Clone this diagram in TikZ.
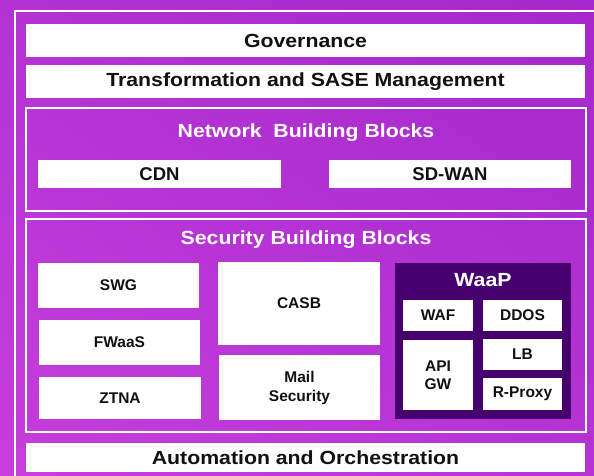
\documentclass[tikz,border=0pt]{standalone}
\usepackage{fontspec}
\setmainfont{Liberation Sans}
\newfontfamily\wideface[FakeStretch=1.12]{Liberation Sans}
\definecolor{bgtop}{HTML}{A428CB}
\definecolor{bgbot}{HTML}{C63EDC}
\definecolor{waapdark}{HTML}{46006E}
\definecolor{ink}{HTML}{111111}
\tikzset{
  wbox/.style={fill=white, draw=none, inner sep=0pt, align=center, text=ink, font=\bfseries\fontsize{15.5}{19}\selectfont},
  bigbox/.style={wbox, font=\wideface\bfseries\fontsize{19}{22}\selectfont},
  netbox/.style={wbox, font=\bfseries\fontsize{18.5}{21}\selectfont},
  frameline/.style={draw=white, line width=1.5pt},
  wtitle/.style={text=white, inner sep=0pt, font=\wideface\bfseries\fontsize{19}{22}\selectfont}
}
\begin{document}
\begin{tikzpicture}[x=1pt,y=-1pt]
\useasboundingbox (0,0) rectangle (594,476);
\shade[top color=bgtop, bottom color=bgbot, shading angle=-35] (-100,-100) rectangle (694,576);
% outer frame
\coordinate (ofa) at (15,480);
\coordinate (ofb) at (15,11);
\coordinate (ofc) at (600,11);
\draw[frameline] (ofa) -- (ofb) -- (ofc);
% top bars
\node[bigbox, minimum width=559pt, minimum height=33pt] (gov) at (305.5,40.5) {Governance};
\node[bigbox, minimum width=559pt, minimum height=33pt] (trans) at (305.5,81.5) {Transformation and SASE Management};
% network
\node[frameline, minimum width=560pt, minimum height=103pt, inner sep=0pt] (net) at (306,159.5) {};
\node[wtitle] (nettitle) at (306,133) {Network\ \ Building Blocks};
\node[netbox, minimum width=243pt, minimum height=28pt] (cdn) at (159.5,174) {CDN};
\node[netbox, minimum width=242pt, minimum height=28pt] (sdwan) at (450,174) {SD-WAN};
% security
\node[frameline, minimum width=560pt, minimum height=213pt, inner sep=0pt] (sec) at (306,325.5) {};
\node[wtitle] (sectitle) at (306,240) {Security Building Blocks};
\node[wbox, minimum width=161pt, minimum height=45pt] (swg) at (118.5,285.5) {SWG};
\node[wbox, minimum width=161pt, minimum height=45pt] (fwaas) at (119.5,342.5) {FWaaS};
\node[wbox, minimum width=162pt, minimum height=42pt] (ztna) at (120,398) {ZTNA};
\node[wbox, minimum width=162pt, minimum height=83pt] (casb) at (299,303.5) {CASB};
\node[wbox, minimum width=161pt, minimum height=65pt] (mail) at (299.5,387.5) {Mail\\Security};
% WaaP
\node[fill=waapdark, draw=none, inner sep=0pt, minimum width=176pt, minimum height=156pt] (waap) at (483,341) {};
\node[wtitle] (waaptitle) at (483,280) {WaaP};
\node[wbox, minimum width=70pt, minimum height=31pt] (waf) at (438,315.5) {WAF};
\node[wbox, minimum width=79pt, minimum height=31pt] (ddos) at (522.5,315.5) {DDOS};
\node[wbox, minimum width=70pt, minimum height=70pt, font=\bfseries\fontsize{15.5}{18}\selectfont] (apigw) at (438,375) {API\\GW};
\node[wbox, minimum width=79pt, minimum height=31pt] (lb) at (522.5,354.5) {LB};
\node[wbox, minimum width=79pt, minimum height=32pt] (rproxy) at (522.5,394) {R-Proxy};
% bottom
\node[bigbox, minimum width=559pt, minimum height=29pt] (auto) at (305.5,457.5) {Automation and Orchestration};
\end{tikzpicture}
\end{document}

→ Task brief: Output the data exactly. Pictures don't belong in the result.

→ Result:
Clone this diagram in TikZ.
\documentclass[tikz,border=0pt]{standalone}
\usepackage{fontspec}
\setmainfont{Liberation Sans}
\newfontfamily\wideface[FakeStretch=1.12]{Liberation Sans}
\definecolor{bgtop}{HTML}{A428CB}
\definecolor{bgbot}{HTML}{C63EDC}
\definecolor{waapdark}{HTML}{46006E}
\definecolor{ink}{HTML}{111111}
\tikzset{
  wbox/.style={fill=white, draw=none, inner sep=0pt, align=center, text=ink, font=\bfseries\fontsize{15.5}{19}\selectfont},
  bigbox/.style={wbox, font=\wideface\bfseries\fontsize{19}{22}\selectfont},
  netbox/.style={wbox, font=\bfseries\fontsize{18.5}{21}\selectfont},
  frameline/.style={draw=white, line width=1.5pt},
  wtitle/.style={text=white, inner sep=0pt, font=\wideface\bfseries\fontsize{19}{22}\selectfont}
}
\begin{document}
\begin{tikzpicture}[x=1pt,y=-1pt]
\useasboundingbox (0,0) rectangle (594,476);
\shade[top color=bgtop, bottom color=bgbot, shading angle=-35] (-100,-100) rectangle (694,576);
% outer frame
\coordinate (ofa) at (15,480);
\coordinate (ofb) at (15,11);
\coordinate (ofc) at (600,11);
\draw[frameline] (ofa) -- (ofb) -- (ofc);
% top bars
\node[bigbox, minimum width=559pt, minimum height=33pt] (gov) at (305.5,40.5) {Governance};
\node[bigbox, minimum width=559pt, minimum height=33pt] (trans) at (305.5,81.5) {Transformation and SASE Management};
% network
\node[frameline, minimum width=560pt, minimum height=103pt, inner sep=0pt] (net) at (306,159.5) {};
\node[wtitle] (nettitle) at (306,133) {Network\ \ Building Blocks};
\node[netbox, minimum width=243pt, minimum height=28pt] (cdn) at (159.5,174) {CDN};
\node[netbox, minimum width=242pt, minimum height=28pt] (sdwan) at (450,174) {SD-WAN};
% security
\node[frameline, minimum width=560pt, minimum height=213pt, inner sep=0pt] (sec) at (306,325.5) {};
\node[wtitle] (sectitle) at (306,240) {Security Building Blocks};
\node[wbox, minimum width=161pt, minimum height=45pt] (swg) at (118.5,285.5) {SWG};
\node[wbox, minimum width=161pt, minimum height=45pt] (fwaas) at (119.5,342.5) {FWaaS};
\node[wbox, minimum width=162pt, minimum height=42pt] (ztna) at (120,398) {ZTNA};
\node[wbox, minimum width=162pt, minimum height=83pt] (casb) at (299,303.5) {CASB};
\node[wbox, minimum width=161pt, minimum height=65pt] (mail) at (299.5,387.5) {Mail\\Security};
% WaaP
\node[fill=waapdark, draw=none, inner sep=0pt, minimum width=176pt, minimum height=156pt] (waap) at (483,341) {};
\node[wtitle] (waaptitle) at (483,280) {WaaP};
\node[wbox, minimum width=70pt, minimum height=31pt] (waf) at (438,315.5) {WAF};
\node[wbox, minimum width=79pt, minimum height=31pt] (ddos) at (522.5,315.5) {DDOS};
\node[wbox, minimum width=70pt, minimum height=70pt, font=\bfseries\fontsize{15.5}{18}\selectfont] (apigw) at (438,375) {API\\GW};
\node[wbox, minimum width=79pt, minimum height=31pt] (lb) at (522.5,354.5) {LB};
\node[wbox, minimum width=79pt, minimum height=32pt] (rproxy) at (522.5,394) {R-Proxy};
% bottom
\node[bigbox, minimum width=559pt, minimum height=29pt] (auto) at (305.5,457.5) {Automation and Orchestration};
\end{tikzpicture}
\end{document}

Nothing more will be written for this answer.